- Theatrical release poster
- Directed by: Dick Richards
- Screenplay by: Erich Segal David Zelag Goodman
- Based on: Man, Woman and Child by Erich Segal
- Produced by: Stanley Beck Elliott Kastner Elmo Williams
- Starring: Martin Sheen; Blythe Danner; Craig T. Nelson; David Hemmings;
- Cinematography: Richard H. Kline
- Edited by: David Bretherton
- Music by: Georges Delerue Buddy Kaye
- Production company: Gaylord Productions
- Distributed by: Paramount Pictures (United States and Canada); Columbia Pictures (International);
- Release date: April 1, 1983;
- Running time: 100 minutes
- Country: United States
- Language: English
- Box office: $2,314,561

= Man, Woman and Child (film) =

1982 film by Dick Richards

Man, Woman and Child is a 1983 American drama film directed by Dick Richards and written by Erich Segal and David Zelag Goodman.
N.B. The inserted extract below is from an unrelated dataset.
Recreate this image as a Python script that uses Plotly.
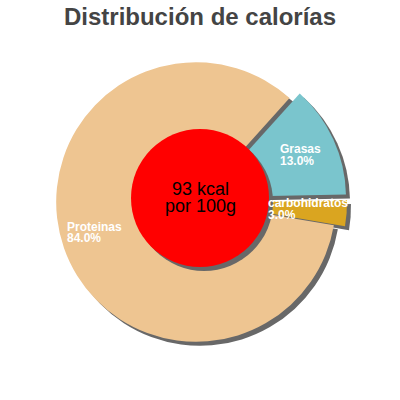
import plotly.graph_objects as go

# Data
labels = ["Grasas", "carbohidratos", "Proteinas"]
values = [13.0, 3.0, 84.0]
colors = ["#7AC5CD", "#DAA520", "#EEC591"]
pulls = [0.08, 0.08, 0]
kcal_text = ["93 kcal", "por 100g"]

W = H = 400
shadow = "#686868"


def px(x):
    return x / W


def py(y):
    return 1 - y / H


# pie placement (pixels)
cx, cy, half = 196, 202, 151
dom_x = [px(cx - half), px(cx + half)]
dom_y = [py(cy + half), py(cy - half)]
off = 4

fig = go.Figure()

# shadow pie
fig.add_trace(go.Pie(
    labels=labels, values=values, sort=False, direction="clockwise",
    rotation=42, pull=pulls, textinfo="none", hoverinfo="skip",
    marker=dict(colors=[shadow] * len(values), line=dict(width=0)),
    domain=dict(x=[dom_x[0] + px(off), dom_x[1] + px(off)],
                y=[dom_y[0] - off / H, dom_y[1] - off / H]),
    showlegend=False,
))

# main pie
fig.add_trace(go.Pie(
    labels=labels, values=values, sort=False, direction="clockwise",
    rotation=42, pull=pulls, textinfo="none", hoverinfo="label+percent",
    marker=dict(colors=colors, line=dict(width=0)),
    domain=dict(x=dom_x, y=dom_y),
    showlegend=False,
))

# red centre circle with shadow
rcx, rcy, rr = 200, 198, 69
fig.add_shape(type="circle", xref="paper", yref="paper",
              x0=px(rcx - rr + off), x1=px(rcx + rr + off),
              y0=py(rcy + rr + off), y1=py(rcy - rr + off),
              fillcolor=shadow, line_width=0)
fig.add_shape(type="circle", xref="paper", yref="paper",
              x0=px(rcx - rr), x1=px(rcx + rr),
              y0=py(rcy + rr), y1=py(rcy - rr),
              fillcolor="#FF0000", line_width=0)

for txt, yy in zip(kcal_text, [189, 206]):
    fig.add_annotation(x=px(200), y=py(yy), xref="paper", yref="paper",
                       text=txt, showarrow=False, xanchor="center", yanchor="middle",
                       font=dict(family="Liberation Sans, Arial", size=18, color="black"))

# slice labels
label_pos = [(278, 149, 161), (266, 203, 215), (65, 227, 238)]
total = sum(values)
for lab, val, (lx, y1, y2) in zip(labels, values, label_pos):
    for txt, yy in [(lab, y1), (f"{val / total * 100:.1f}%", y2)]:
        fig.add_annotation(x=px(lx), y=py(yy), xref="paper", yref="paper",
                           text=f"<b>{txt}</b>", showarrow=False,
                           xanchor="left", yanchor="middle",
                           font=dict(family="Liberation Sans, Arial", size=12, color="white"))

fig.update_layout(
    width=W, height=H,
    margin=dict(l=0, r=0, t=0, b=0),
    paper_bgcolor="white", plot_bgcolor="white",
    title=dict(text="<b>Distribución de calorías</b>", x=0.5, xanchor="center",
               y=py(17), yanchor="middle",
               font=dict(family="Liberation Sans, Arial", size=24, color="#444444")),
)

# the page body has a default 8px margin; drop it so the figure sits at 0,0
fig.write_html("out.html", config={"displayModeBar": False},
               post_script="document.body.style.margin='0';")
The film is based on Erich Segal's 1980 novel of the same name. The film stars Martin Sheen, Blythe Danner, Craig T. Nelson, David Hemmings, Nathalie Nell and Maureen Anderman. The film was released on April 1, 1983, by Paramount Pictures. The Bollywood film Masoom is an unauthorised remake of Man, Woman and Child.

==Plot==
Robert Beckwith is a sensitive, intelligent family man who, in a brief affair long past, fathered Jean-Claude Guerin, a child whose sudden appearance threatens his happy life. Robert's wife Sheila is a strong, loving spouse and mother whose deep love and commitment are stretched to the breaking point by the unexpected arrival of her husband's illegitimate son.

== Cast ==
- Martin Sheen as Robert Beckwith
- Blythe Danner as Sheila Beckwith
- Craig T. Nelson as Bernie Ackerman
- David Hemmings as Gavin Wilson
- Nathalie Nell as Nicole Guerin
- Maureen Anderman as Margo
- Sebastian Dungan as Jean-Claude Guerin
- Arlene McIntyre as Jessica Beckwith
- Melissa Francis as Paula Beckwith
- Billy Jayne as Davey Ackerman
- Ruth Silveira as Nancy Ackerman
- Jacques François as Louis

==Reception==
The film opened to number 13 in its first weekend, with $802,702.